The Keystone Recreation, Park and Conservation Fund is funded by a percentage of the state's realty transfer tax and helps pay for local park projects, preservation of natural areas and building trails. The Farmland Preservation program is driven by money from the cigarette sales tax.
Chesapeake Bay Foundation Pennsylvania Executive Director Matt Ehrhart says the next couple of weeks will be an indicator of where the priorities of Pennsylvania lawmakers are in terms of programs people care about.
"There have been statements recently by Republican leadership that these are very important programs. We're hopeful that we'll be able to restore full funding and maintain the dedicated funding sources."
Ehrhart says it's one thing to establish these types of projects in a community and another to maintain them.
"They're places where our kids play, and playground equipment needs to be safe. We need to maintain roads, we need to take care of these places as well as just procure them."

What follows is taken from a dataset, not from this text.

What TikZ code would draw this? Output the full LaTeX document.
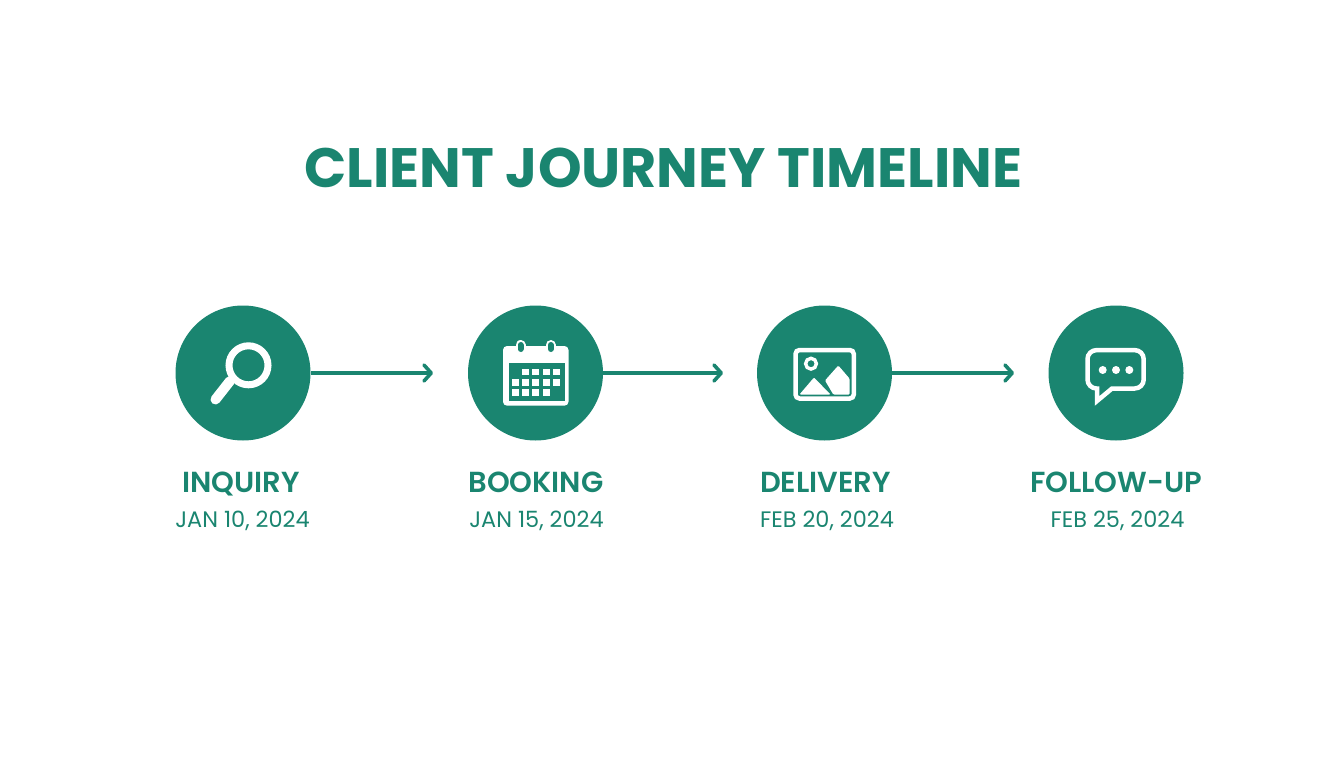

Ehrhart says the same foresight shown when the programs were established needs to be demonstrated when funding is being considered. He says the discussion should include the legacy our generation leaves behind.

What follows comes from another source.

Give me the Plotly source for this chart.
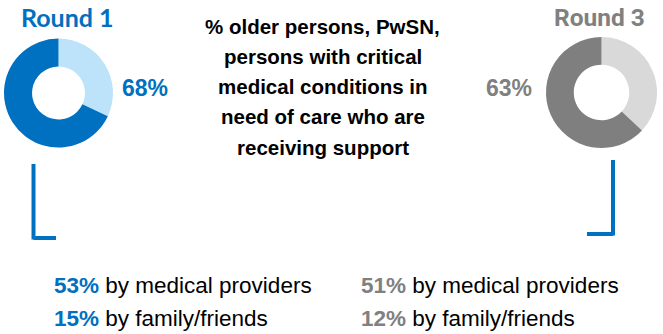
import plotly.graph_objects as go

# ---- data ----
rounds = ["Round 1", "Round 3"]
pct_supported = [68, 63]
pct_medical = [53, 51]
pct_family = [15, 12]
title_lines = ["% older persons, PwSN,", "persons with critical",
               "medical conditions in", "need of care who are",
               "receiving support"]

W, H = 663, 334
dark = ["#0070C0", "#7F7F7F"]
light = ["#BDE3FB", "#D9D9D9"]
label_col = ["#0070C0", "#808080"]

def px(x):
    return x / W

def py(y):
    return 1 - y / H

fig = go.Figure()

# donut geometry in pixels (center x, center y, radius)
geo = [(58.5, 93, 54.5), (601.5, 92.5, 55.5)]
holes = [0.485, 0.5]
for i in range(2):
    cx, cy, r = geo[i]
    fig.add_trace(go.Pie(
        values=[100 - pct_supported[i], pct_supported[i]],
        labels=["not supported", "supported"],
        marker=dict(colors=[light[i], dark[i]], line=dict(width=0)),
        hole=holes[i], sort=False, direction="clockwise", rotation=0,
        textinfo="none", hoverinfo="skip", showlegend=False,
        domain=dict(x=[px(cx - r), px(cx + r)], y=[py(cy + r), py(cy - r)]),
    ))

ann = []
bold_font = "Liberation Sans, Arial"
# round labels
ann.append(dict(x=px(67.5), y=py(17), text="<b>%s</b>" % rounds[0],
                font=dict(family="Lato", size=25, color=label_col[0])))
ann.append(dict(x=px(599.5), y=py(18), text="<b>%s</b>" % rounds[1],
                font=dict(family="Roboto", size=24.5, color=label_col[1])))
# percentages
ann.append(dict(x=px(144.5), y=py(88), text="<b>%d%%</b>" % pct_supported[0],
                font=dict(family=bold_font, size=23, color=label_col[0])))
ann.append(dict(x=px(508.5), y=py(88), text="<b>%d%%</b>" % pct_supported[1],
                font=dict(family=bold_font, size=23, color=label_col[1])))
# central title, one line each
for k, line in enumerate(title_lines):
    ann.append(dict(x=px(322.5), y=py(26 + 30.3 * k), text="<b>%s</b>" % line,
                    font=dict(family=bold_font, size=20.5, color="#000000")))
# bottom breakdown
starts = [52, 359]
for i in range(2):
    for j, (v, lab) in enumerate([(pct_medical[i], "by medical providers"),
                                  (pct_family[i], "by family/friends")]):
        ann.append(dict(
            x=px(starts[i]), y=py(285 + 33 * j), xanchor="left",
            text="<span style='color:%s'><b>%d%%</b></span> %s" % (label_col[i], v, lab),
            font=dict(family="Liberation Sans, Arial", size=22.5, color="#000000")))

for a in ann:
    a.setdefault("xanchor", "center")
    a.update(xref="paper", yref="paper", yanchor="middle", showarrow=False)

shapes = []
lc = "#0070C0"
# left bracket
shapes.append(dict(type="line", x0=px(33.5), x1=px(33.5), y0=py(164), y1=py(239.5)))
shapes.append(dict(type="line", x0=px(33.5), x1=px(56), y0=py(238), y1=py(238)))
# right bracket
shapes.append(dict(type="line", x0=px(613), x1=px(613), y0=py(160), y1=py(235.5)))
shapes.append(dict(type="line", x0=px(587), x1=px(613), y0=py(234), y1=py(234)))
for s in shapes:
    s.update(xref="paper", yref="paper", line=dict(color=lc, width=4))

fig.update_layout(width=W, height=H, margin=dict(l=0, r=0, t=0, b=0),
                  paper_bgcolor="white", plot_bgcolor="white",
                  annotations=ann, shapes=shapes)
fig.write_html("out.html")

"In terms of access to natural places, access to productive agricultural land, water quality, other core values shared by the citizenry. I think that's why we've seen such a surge in support for these programs."
Governor Tom Corbett is proposing phasing out the Farmland Preservation program. CBF says the Keystone program, or Key 93, was formed close to two decades ago to help foster conservation and recreation investments. CBF says traditionally, each dollar dedicated to it is doubled by private investments in parks, trails, community green spaces, even libraries.